(I came across this post from January 26, 2008, several years before I started the Saturday Morning Western Pulp series, so I thought I might as well get some more use out of it, modified slightly and with some comments added.)
Since I had this pulp out a couple of weeks ago to look something up, I decided to go ahead and read it. I believe it’s the first issue of LARIAT STORY that I’ve read; I own only another issue or two of this particular pulp.
It doesn’t start off particularly well. The lead “novel” (actually more of a novella) is “The Ranch of Hidden Men” by John Starr. Originally, John Starr was the pseudonym of Jack Byrne, who was the editor of LARIAT STORY at the time this issue was published. At some point, though, it became a house name, probably a year or so later when Byrne left Fiction House (the publisher of LARIAT STORY) to become an editor at ARGOSY. Byrne may be the author of “The Ranch of Hidden Men”, or he may not. Either way, it’s not a very good story. It’s the old “drifter saves the ranch from the bad guys” plot, and while there’s nothing wrong with that, it’s so stereotypical that a story using it needs either an unexpected twist, good writing, or both. This one has neither. It has a very tired, by-the-numbers feel to it, with a lot of florid writing that just pads the word count. Even that sort of prose can be effective (see the work of A. Leslie Scott, for example), but I don’t think it works here.
The novelette that follows, “Red Chaps” by Walter Clare Martin, is even worse, a humorous Western that’s not funny at all. I have a low tolerance for humorous Westerns; I like those by W.C. Tuttle (and Robert E. Howard), but that’s about it.
Things pick up, though, with “Whispering Knives” by C.K. Shaw, a novelette with another old plot, the hunt for the pieces of a treasure map that was split up among the prospectors who discovered a mother lode of gold, but Shaw has a nice hardboiled style that makes it a readable yarn. (C.K. Shaw was actually Chloe Kathleen Shaw, one of the most successful female Western pulpsters. I need to read more of her work.)
The four short stories that follow are even better: “Old Renegade” by Earl C. McCain concerns the hunt for a wild, killer bull in the South Texas brush country, with some rustling thrown in for good measure; “The Six-Gun Payoff” by the always-dependable Gunnison Steele (really Bennie Gardner, father of the late Barry Gardner, who was known to many of you) is an effective short-short about the redemption of an old outlaw; “Snake Sign” by Walt Coburn (one of my favorite Western pulp authors) is a murder mystery, not too hard to figure out but fun; and “The Water Cure” by E.B. Brunt is a fairly realistic cattle baron vs. small ranchers yarn set in the 1920s.

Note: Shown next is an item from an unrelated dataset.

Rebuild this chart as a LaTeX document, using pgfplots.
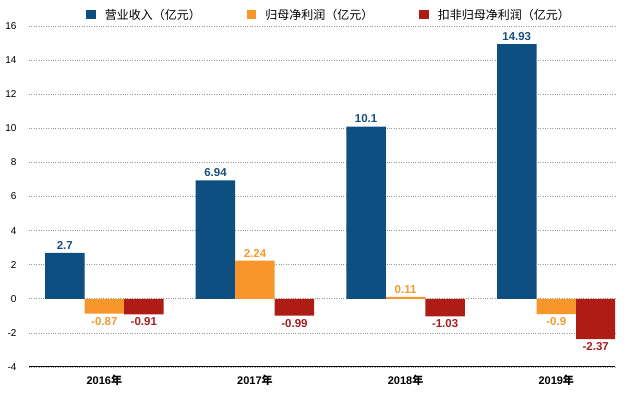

The issue is wrapped up by another “novel”, “The Fifth Horseman” by James P. Olsen. Olsen, under the name James Lawson, wrote spicy, hardboiled detective yarns about Dallas Duane, a PI who works in the Western oilfields, and I really like the stories I’ve read from that series. (I wound up reading all the Dallas Duane stories and writing the introduction for a collection of them called DYING COMES HARD, published by Black Dog Books and still available.) “The Fifth Horseman” is a little more serious. Again, the plot is one that had whiskers even in 1934: a gang of old outlaws get together again to help an old friend from the owlhoot trail who has reformed and settled down. The hero is a young outlaw who had fallen in with them. Anybody who has read very many Westerns will know how this one is going to play out, but Olsen spins his tale with such enthusiasm, including a number of over-the-top action scenes, that I found it pretty entertaining. This is the first Western story I’ve read by him, but I wouldn’t hesitate to read more.
My copy of the pulp is coverless and I can't find a picture of it on-line, so I can’t post a cover scan. (The Fictionmags Index has that cover scan now. You can see it above.) It came from the collection of Barry Gardner, who’s mentioned above. Barry collected hundreds of pulps that contained his dad’s stories, but he didn’t care that much about the condition, so many of them are brittle and coverless, like this issue. I don’t really care, either, as long as I can read them and enjoy the stories, and I have to say that despite a couple of clunkers, the August 1934 issue of LARIAT STORY is pretty darned good.
(Now, here's the gut punch from the past. Three days after I posted this, a wildfire burned down our house and my studio and destroyed this pulp along with all my others, except for a lone issue of ARGOSY that survived somehow, as well as 40 years' accumulation of books and comics. Some of you probably remember that. Definitely a low point. However, we rebuilt a bigger and better house on the same property, I have more books and pulps, by far, than I'll ever get around to reading, and my writing career has rolled along. I still miss the cats who died in that fire, but our two dogs survived and lived another six years after that. Somebody once told me that you never really get over the things you love and lose, but you learn how to get along with that loss. Lot of truth in that. Meanwhile I think that's a pretty good cover by Fred Craft, and I'm glad to be able to bring it to you today.)
1 comment:
Sorry to hear about that house fire. I can't imagine losing everything like that.